Reproduce the lines below exactly, from the one containing "Write the Altair code for this chart." through the one containing "H_BOTTOM = 202", both included. Leave out any pictures.
>> Begin Dataset
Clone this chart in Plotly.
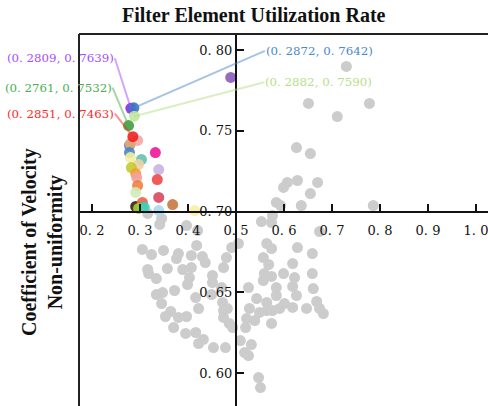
import plotly.graph_objects as go

# ---------------- data ----------------
gray_x = [0.730, 0.651, 0.778, 0.711, 0.626, 0.655, 0.607, 0.599, 0.628, 0.670,
          0.655, 0.584, 0.593, 0.636, 0.786, 0.576, 0.553, 0.574, 0.674,
          0.305, 0.324, 0.349, 0.380, 0.376, 0.407, 0.418, 0.430, 0.436, 0.316,
          0.318, 0.357, 0.389, 0.407, 0.334, 0.403, 0.399, 0.451, 0.451, 0.474,
          0.480, 0.491, 0.505, 0.334, 0.347, 0.372, 0.345, 0.416, 0.422, 0.449,
          0.472, 0.470, 0.474, 0.353, 0.364, 0.380, 0.397, 0.370, 0.395, 0.416,
          0.432, 0.422, 0.453, 0.478, 0.474, 0.486, 0.493, 0.482, 0.509, 0.532,
          0.518, 0.526, 0.547, 0.551, 0.564, 0.574, 0.557, 0.568, 0.559, 0.557,
          0.574, 0.599, 0.618, 0.628, 0.659, 0.659, 0.622, 0.618, 0.584, 0.526,
          0.584, 0.626, 0.661, 0.668, 0.674, 0.682, 0.647, 0.618, 0.601, 0.591,
          0.564, 0.564, 0.549, 0.543, 0.528, 0.522, 0.539, 0.574, 0.520, 0.576,
          0.316, 0.345, 0.341, 0.397, 0.420]
gray_y = [0.7898, 0.7669, 0.7669, 0.7588, 0.7396, 0.7359, 0.7180, 0.7149, 0.7192, 0.7180,
          0.7111, 0.7056, 0.7037, 0.7037, 0.7037, 0.6975, 0.6938, 0.6932, 0.6876,
          0.6765, 0.6734, 0.6759, 0.6740, 0.6709, 0.6728, 0.6790, 0.6721, 0.6684, 0.6641,
          0.6616, 0.6647, 0.6641, 0.6653, 0.6585, 0.6591, 0.6548, 0.6604, 0.6560, 0.6653,
          0.6715, 0.6777, 0.6802, 0.6486, 0.6498, 0.6511, 0.6430, 0.6467, 0.6399, 0.6486,
          0.6437, 0.6529, 0.6387, 0.6350, 0.6381, 0.6344, 0.6350, 0.6282, 0.6245, 0.6251,
          0.6208, 0.6183, 0.6158, 0.6158, 0.6344, 0.6307, 0.6282, 0.6399, 0.6201, 0.6176,
          0.6127, 0.6108, 0.5972, 0.5910, 0.6802, 0.6771, 0.6715, 0.6672, 0.6616, 0.6573,
          0.6598, 0.6616, 0.6678, 0.6777, 0.6740, 0.6616, 0.6591, 0.6536, 0.6529, 0.6529,
          0.6480, 0.6480, 0.6523, 0.6443, 0.6400, 0.6368, 0.6400, 0.6406, 0.6430, 0.6400,
          0.6437, 0.6387, 0.6375, 0.6461, 0.6400, 0.6337, 0.6325, 0.6307, 0.6282, 0.6387,
          0.6988, 0.6957, 0.6920, 0.6913, 0.6882]

col_x = [0.295, 0.278, 0.280, 0.278, 0.332, 0.280, 0.303, 0.297, 0.282, 0.291,
         0.293, 0.339, 0.336, 0.295, 0.291, 0.339, 0.291, 0.305, 0.305, 0.297,
         0.309, 0.368, 0.339, 0.414, 0.489]
col_y = [0.7440, 0.7409, 0.7421, 0.7365, 0.7365, 0.7334, 0.7322, 0.7291, 0.7272, 0.7235,
         0.7211, 0.7260, 0.7198, 0.7161, 0.7118, 0.7087, 0.7031, 0.7056, 0.7025, 0.7019,
         0.7025, 0.7043, 0.7006, 0.7006, 0.7830]
col_c = ["#f4a6a6", "#6a7fc0", "#e8a870", "#4a86c0", "#f0169a", "#f5f0a0", "#66c2b0",
         "#ecd3a6", "#c8c832", "#f0a030", "#f4a0a0", "#c8b4e0", "#f04848", "#f08040",
         "#d0ecb8", "#d84860", "#3a2010", "#f06048", "#30c060", "#a0d030", "#40d0c0",
         "#c87840", "#a8d8f0", "#f8f0a0", "#8a5cb8"]

hl_x = [0.2809, 0.2761, 0.2851, 0.2872, 0.2882]
hl_y = [0.7639, 0.7532, 0.7463, 0.7642, 0.7590]
hl_c = ["#a64dff", "#4caf50", "#ff2a2a", "#4a8ac8", "#b5e08a"]
hl_dot = ["#8a2be2", "#3fa03f", "#ee2222", "#3b75c4", "#c0e6a0"]

x_ticks = [0.2, 0.3, 0.4, 0.5, 0.6, 0.7, 0.8, 0.9, 1.0]
x_ticktext = ["0. 2", "0. 3", "0. 4", "0. 5", "0. 6", "0. 7", "0. 8", "0. 9", "1. 0"]
y_ticks = [0.60, 0.65, 0.70, 0.75, 0.80]
y_ticktext = ["0. 60", "0. 65", "0. 70", "0. 75", "0. 80"]

# ---------------- layout constants ----------------
XR = [0.1729, 1.025]
YR = [0.5796, 0.8099]
X_CROSS = 0.5
Y_CROSS = 0.70
tick_font = dict(family="DejaVu Serif", size=13, color="#111")

fig = go.Figure()
fig.add_trace(go.Scatter(x=gray_x, y=gray_y, mode="markers",
                         marker=dict(size=11, color="#cccccc", line=dict(width=0)),
                         showlegend=False))
fig.add_trace(go.Scatter(x=col_x, y=col_y, mode="markers",
                         marker=dict(size=11, color=col_c, opacity=0.9, line=dict(width=0)),
                         showlegend=False))
fig.add_trace(go.Scatter(x=hl_x, y=hl_y, mode="markers",
                         marker=dict(size=11, color=hl_dot, opacity=0.9, line=dict(width=0)),
                         showlegend=False))

def rgba(h, a):
    h = h.lstrip("#")
    return "rgba(%d,%d,%d,%.2f)" % (int(h[0:2], 16), int(h[2:4], 16), int(h[4:6], 16), a)

# label offsets (pixels) and anchors
offs = [(-16, -50, "right"), (-16, -38, "right"), (-18, -23, "right"),
        (131, -57, "left"), (130, -34, "left")]
for xv, yv, c, (ax, ay, anc) in zip(hl_x, hl_y, hl_c, offs):
    fig.add_annotation(x=xv, y=yv, xref="x", yref="y",
                       text="(%s, %s)" % (("%.4f" % xv).replace(".", ". "),
                                          ("%.4f" % yv).replace(".", ". ")),
                       showarrow=True, arrowhead=0, arrowwidth=2,
                       arrowcolor=rgba(c, 0.5), ax=ax, ay=ay,
                       xanchor=anc, yanchor="middle", borderpad=0,
                       standoff=0, startstandoff=0,
                       font=dict(family="DejaVu Serif", size=11.8, color=c))

fig.update_layout(
    width=488, height=406,
    margin=dict(l=79, r=0, t=34, b=0),
    plot_bgcolor="white", paper_bgcolor="white",
    showlegend=False,
    xaxis=dict(range=XR, anchor="free",
               position=(Y_CROSS - YR[0]) / (YR[1] - YR[0]),
               showgrid=False, zeroline=False, showline=True, linecolor="#111", linewidth=2,
               ticks="inside", ticklen=7, tickwidth=1.5, tickcolor="#111",
               ticklabelstandoff=7, ticklabeloverflow="allow",
               tickvals=x_ticks, ticktext=x_ticktext, tickfont=tick_font),
    yaxis=dict(range=YR, anchor="free",
               position=(X_CROSS - XR[0]) / (XR[1] - XR[0]),
               showgrid=False, zeroline=False, showline=True, linecolor="#111", linewidth=2,
               ticks="inside", ticklen=7, tickwidth=1.5, tickcolor="#111",
               ticklabeloverflow="allow",
               tickvals=y_ticks, ticktext=y_ticktext, tickfont=tick_font),
    shapes=[
        dict(type="line", xref="paper", yref="paper", x0=0, x1=0, y0=0, y1=1,
             line=dict(color="#222", width=2)),
        dict(type="line", xref="paper", yref="paper", x0=0, x1=1, y0=1, y1=1,
             line=dict(color="#222", width=2)),
    ],
)

fig.add_annotation(xref="paper", yref="paper", x=(253.5 - 79) / 409, y=1 + (34 - 15) / 372,
                   text="<b>Filter Element Utilization Rate</b>", showarrow=False,
                   xanchor="center", yanchor="middle",
                   font=dict(family="Liberation Serif", size=20, color="#111"))
fig.add_annotation(xref="paper", yref="paper", x=(43 - 79) / 409, y=(406 - 242) / 372,
                   text="<b>Coefficient of Velocity<br>Non-uniformity</b>", showarrow=False,
                   textangle=-90, xanchor="center", yanchor="middle",
                   font=dict(family="Liberation Serif", size=20, color="#111"))

fig.write_html("out.html")
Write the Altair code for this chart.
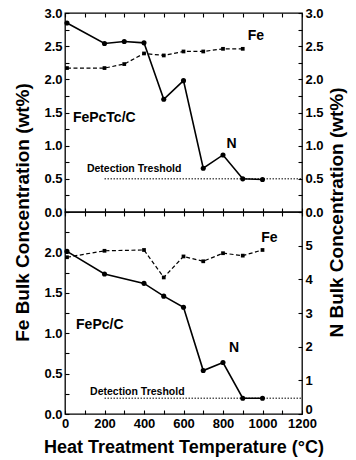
import altair as alt
import pandas as pd

# FePcTc/C catalyst: bulk Fe and N contents (wt%) vs. heat-treatment temperature (°C)
fepctc_fe_temp = [10, 200, 300, 400, 500, 600, 700, 800, 900]
fepctc_fe = [2.17, 2.17, 2.23, 2.39, 2.36, 2.42, 2.42, 2.46, 2.46]
fepctc_n_temp = [10, 200, 300, 400, 500, 600, 700, 800, 900, 1000]
fepctc_n = [2.85, 2.54, 2.57, 2.55, 1.70, 1.98, 0.66, 0.86, 0.50, 0.49]

# FePc/C catalyst
fepc_fe_temp = [10, 200, 400, 500, 600, 700, 800, 900, 1000]
fepc_fe = [1.94, 2.02, 2.03, 1.69, 1.95, 1.89, 1.99, 1.96, 2.03]
fepc_n_temp = [10, 200, 400, 500, 600, 700, 800, 900, 1000]
fepc_n = [4.83, 4.16, 3.88, 3.50, 3.17, 1.29, 1.53, 0.47, 0.47]

# N detection threshold (wt%) and the temperature range it is drawn over
threshold_fepctc = 0.5
threshold_fepc = 0.47
threshold_from, threshold_to = 200, 1200

# tick positions
x_ticks = [i * 100 for i in range(13)]
top_ticks = [i * 0.25 for i in range(13)]
bottom_fe_ticks = [i * 0.25 for i in range(11)]
bottom_n_ticks = [i * 0.5 for i in range(13)]

FONT = "Liberation Sans, Arial, sans-serif"
NARROW = "Liberation Sans Narrow, Liberation Sans, Arial, sans-serif"
TICK = 4
W = 237
H_TOP = 199
H_BOTTOM = 202


def x_axis(orient, labels=False, title=None):
    kw = dict(orient=orient, values=x_ticks, offset=-TICK, tickSize=TICK,
              domain=False, grid=False, labels=labels, title=title)
    if labels:
        kw.update(labelExpr="datum.value % 200 == 0 ? datum.label : ''", format="d",
                  labelPadding=3, labelFlush=False, labelOverlap=False)
    if title:
        kw.update(titleFont=FONT, titleFontSize=18, titleFontWeight="bold", titlePadding=8)
    return alt.Axis(**kw)


def y_axis(orient, values, test, fmt, title=None, title_x=0, title_y=0, lift_zero=False):
    kw = dict(orient=orient, values=values, offset=-TICK, tickSize=TICK, domain=False,
              grid=False, format=fmt, labelExpr=f"{test} ? datum.label : ''",
              labelPadding=3, labelOverlap=False, labelFlush=False, title=title)
    if lift_zero:
        # raise the zero label so it clears the x-axis labels below it
        kw["labelOffset"] = {"condition": {"test": "datum.value == 0", "value": -5},
                             "value": 0}
    if title:
        kw.update(titleAngle=270, titleX=title_x, titleY=title_y, titleAlign="center",
                  titleBaseline="middle", titleFont=FONT, titleFontSize=19,
                  titleFontWeight="bold")
    return alt.Axis(**kw)


def series_layer(temps, vals, xenc, yenc, dashed, notes, threshold=None):
    df = pd.DataFrame({"t": temps, "v": vals})
    base = alt.Chart(df).encode(x=xenc, y=yenc)
    if dashed:
        line = base.mark_line(color="black", strokeWidth=1.2, strokeDash=[4, 2.5])
        pts = base.mark_point(filled=True, shape="square", size=14, color="black", opacity=1)
    else:
        line = base.mark_line(color="black", strokeWidth=1.6)
        pts = base.mark_point(filled=True, shape="circle", size=26, color="black", opacity=1)
    layers = [line, pts]
    if threshold is not None:
        tdf = pd.DataFrame({"t": [threshold_from], "t2": [threshold_to], "v": [threshold]})
        layers.append(alt.Chart(tdf).mark_rule(color="black", strokeWidth=1,
                                               strokeDash=[1.5, 1.5])
                      .encode(x=xenc, x2="t2:Q", y=yenc))
    for text, t, v, size, align in notes:
        ndf = pd.DataFrame({"t": [t], "v": [v], "label": [text]})
        layers.append(alt.Chart(ndf).mark_text(font=FONT, fontSize=size, fontWeight="bold",
                                               align=align, baseline="middle", color="black")
                      .encode(x=xenc, y=yenc, text="label:N"))
    return alt.layer(*layers)


xscale = alt.Scale(domain=[0, 1200], nice=False, zero=False)

# ---- top panel: FePcTc/C ----
top_scale = alt.Scale(domain=[0, 3], nice=False, zero=False)
top_fe = series_layer(
    fepctc_fe_temp, fepctc_fe,
    alt.X("t:Q", scale=xscale, axis=x_axis("bottom")),
    alt.Y("v:Q", scale=top_scale,
          axis=y_axis("left", top_ticks, "datum.value % 0.5 == 0", ".1f",
                      "Fe Bulk Concentration (wt%)", -47, H_TOP)),
    True,
    [("Fe", 967, 2.66, 14, "center"),
     ("FePcTc/C", 40, 1.42, 14, "left")],
)
top_n = series_layer(
    fepctc_n_temp, fepctc_n,
    alt.X("t:Q", scale=xscale, axis=x_axis("top")),
    alt.Y("v:Q", scale=top_scale,
          axis=y_axis("right", top_ticks, "datum.value % 0.5 == 0", ".1f",
                      "N Bulk Concentration (wt%)", 38, H_TOP)),
    False,
    [("N", 843, 1.03, 14, "center"),
     ("Detection Treshold", 111, 0.65, 10.5, "left")],
    threshold=threshold_fepctc,
)
top = (alt.layer(top_fe, top_n)
       .resolve_scale(y="independent")
       .resolve_axis(x="independent", y="independent")
       .properties(width=W, height=H_TOP))

# ---- bottom panel: FePc/C ----
bottom_fe = series_layer(
    fepc_fe_temp, fepc_fe,
    alt.X("t:Q", scale=xscale,
          axis=x_axis("bottom", labels=True, title="Heat Treatment Temperature (°C)")),
    alt.Y("v:Q", scale=alt.Scale(domain=[0, 2.5], nice=False, zero=False),
          axis=y_axis("left", bottom_fe_ticks,
                      "datum.value % 0.5 == 0 && datum.value < 2.4", ".1f")),
    True,
    [("Fe", 1035, 2.18, 14, "center"),
     ("FePc/C", 56, 1.10, 14, "left")],
)
bottom_n = series_layer(
    fepc_n_temp, fepc_n,
    alt.X("t:Q", scale=xscale, axis=x_axis("top")),
    alt.Y("v:Q", scale=alt.Scale(domain=[0, 6], nice=False, zero=False),
          axis=y_axis("right", bottom_n_ticks,
                      "datum.value % 1 == 0 && datum.value < 5.5", "d",
                      lift_zero=True)),
    False,
    [("N", 856, 1.96, 14, "center"),
     ("Detection Treshold", 127, 0.65, 10.5, "left")],
    threshold=threshold_fepc,
)
bottom = (alt.layer(bottom_fe, bottom_n)
          .resolve_scale(y="independent")
          .resolve_axis(x="independent", y="independent")
          .properties(width=W, height=H_BOTTOM))

chart = (
    alt.vconcat(top, bottom, spacing=0, bounds="flush")
    .properties(padding={"left": 12, "top": 6, "right": 8, "bottom": 2},
                background="white")
    .configure_view(stroke="black", strokeWidth=1.3)
    .configure_axis(labelFont=NARROW, labelFontSize=13, labelFontWeight="bold",
                    labelColor="black", tickColor="black", tickWidth=1.1,
                    titleColor="black")
)

chart.save("out.html", embed_options={"renderer": "svg", "actions": False})
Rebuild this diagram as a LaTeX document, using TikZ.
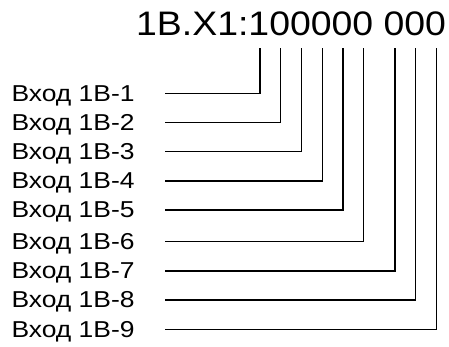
>> End Dataset
## Task solution
Write the Altair code for this chart.
import altair as alt
import pandas as pd

# FePcTc/C catalyst: bulk Fe and N contents (wt%) vs. heat-treatment temperature (°C)
fepctc_fe_temp = [10, 200, 300, 400, 500, 600, 700, 800, 900]
fepctc_fe = [2.17, 2.17, 2.23, 2.39, 2.36, 2.42, 2.42, 2.46, 2.46]
fepctc_n_temp = [10, 200, 300, 400, 500, 600, 700, 800, 900, 1000]
fepctc_n = [2.85, 2.54, 2.57, 2.55, 1.70, 1.98, 0.66, 0.86, 0.50, 0.49]

# FePc/C catalyst
fepc_fe_temp = [10, 200, 400, 500, 600, 700, 800, 900, 1000]
fepc_fe = [1.94, 2.02, 2.03, 1.69, 1.95, 1.89, 1.99, 1.96, 2.03]
fepc_n_temp = [10, 200, 400, 500, 600, 700, 800, 900, 1000]
fepc_n = [4.83, 4.16, 3.88, 3.50, 3.17, 1.29, 1.53, 0.47, 0.47]

# N detection threshold (wt%) and the temperature range it is drawn over
threshold_fepctc = 0.5
threshold_fepc = 0.47
threshold_from, threshold_to = 200, 1200

# tick positions
x_ticks = [i * 100 for i in range(13)]
top_ticks = [i * 0.25 for i in range(13)]
bottom_fe_ticks = [i * 0.25 for i in range(11)]
bottom_n_ticks = [i * 0.5 for i in range(13)]

FONT = "Liberation Sans, Arial, sans-serif"
NARROW = "Liberation Sans Narrow, Liberation Sans, Arial, sans-serif"
TICK = 4
W = 237
H_TOP = 199
H_BOTTOM = 202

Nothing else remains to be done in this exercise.